Feeling hurt is utterly natural and does not make anyone at all weak. I repeat – FEELING HURT IS UTTERLY NATURAL AND DOES NOT MAKE ANYONE AT ALL WEAK.

Yes, we need to let go of our hurt feelings. The longer that they hang on and linger, the more harm they can do to us.

Letting go, releasing them, and getting over feeling hurt is a challenge. Just because it seems clear, something might crop up to make it fresh again. Or the brain weasels start chittering away, causing more discomfort.

Whatever the case may be – it is okay to feel hurt. But it’s also equally okay to take action to get over it. Allow whatever time you need. But know that you are not alone in this struggle by any stretch of the imagination.

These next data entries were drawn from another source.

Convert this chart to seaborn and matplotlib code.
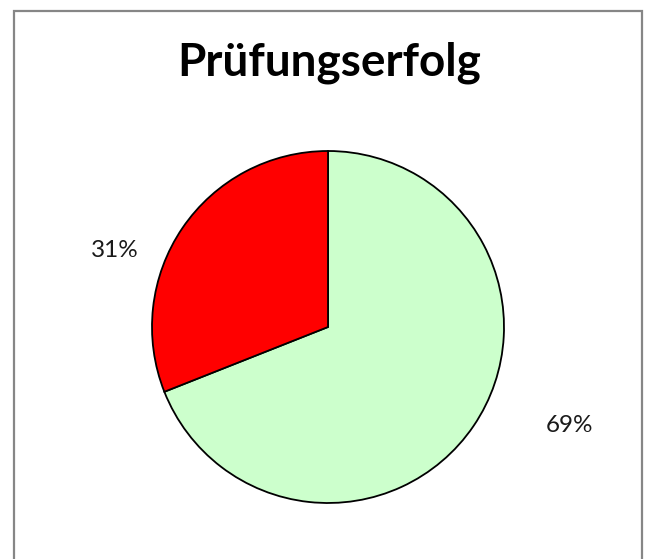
import matplotlib
matplotlib.use("Agg")
import matplotlib.pyplot as plt
from matplotlib.patches import Rectangle
import seaborn as sns

title = "Prüfungserfolg"
categories = ["bestanden", "nicht bestanden"]
shares = [69, 31]
colors = ["#ccffcc", "#ff0000"]

sns.set_theme(style="white")
plt.rcParams['font.family'] = ['Lato', 'DejaVu Sans']

W, H = 649, 559
fig = plt.figure(figsize=(W / 100, H / 100), dpi=100)
fig.patch.set_facecolor("white")

# chart area border (bottom edge runs off the picture)
fig.patches.append(Rectangle((14 / W, -0.02), (642 - 14) / W, (H - 11) / H + 0.02,
                             transform=fig.transFigure, fill=False,
                             edgecolor="#868686", linewidth=1.6, zorder=0))

# pie: centre (328, 327), radius 176 px
cx, cy, r = 328, 327, 176
ax = fig.add_axes([(cx - r) / W, (H - cy - r) / H, 2 * r / W, 2 * r / H])
ax.pie(shares, colors=colors, startangle=90, counterclock=False,
       wedgeprops=dict(edgecolor="black", linewidth=1.3))
ax.set_xlim(-1, 1)
ax.set_ylim(-1, 1)
ax.set_aspect("equal")
ax.axis("off")

# percentage labels, placed like the spreadsheet does
label_pos = [(569.5, 425), (114.5, 251)]
for val, (px, py) in zip(shares, label_pos):
    fig.text(px / W, 1 - py / H, f"{val}%", ha="center", va="center",
             fontsize=17.5, color="#1a1a1a")

fig.text(329 / W, 1 - 63 / H, title, ha="center", va="center",
         fontsize=33, fontweight="bold", color="black")

fig.savefig("out.png", dpi=100)
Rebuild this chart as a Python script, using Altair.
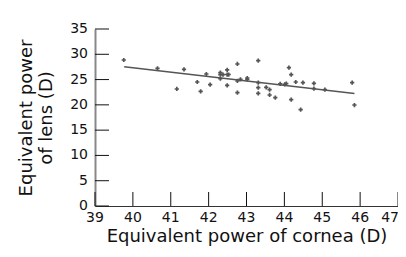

Why does getting over feeling hurt take so long? Because hurt is a complex blend of thoughts and feelings that we often do not recognize and acknowledge fully before trying to work with them. Mindfulness makes us consciously aware – and practical mindfulness helps us in the process of getting over feeling hurt. But it will take time – and we need to allow it to.

Don’t ask why – recognize and acknowledge and then act to get over the hurt. But know the feeling is perfectly valid – and you are not weak when feeling it. Recognition and acknowledgment empower us to take control and consciously work on getting over it.

When you feel hurt, what do you do to get over that?


This is the five-hundred and fifty-sixth exploration of my Pathwalking philosophy. These weekly essays are my ideas for – and experiences with – using mindfulness and positivity to walk along a chosen path of life to consciously create reality.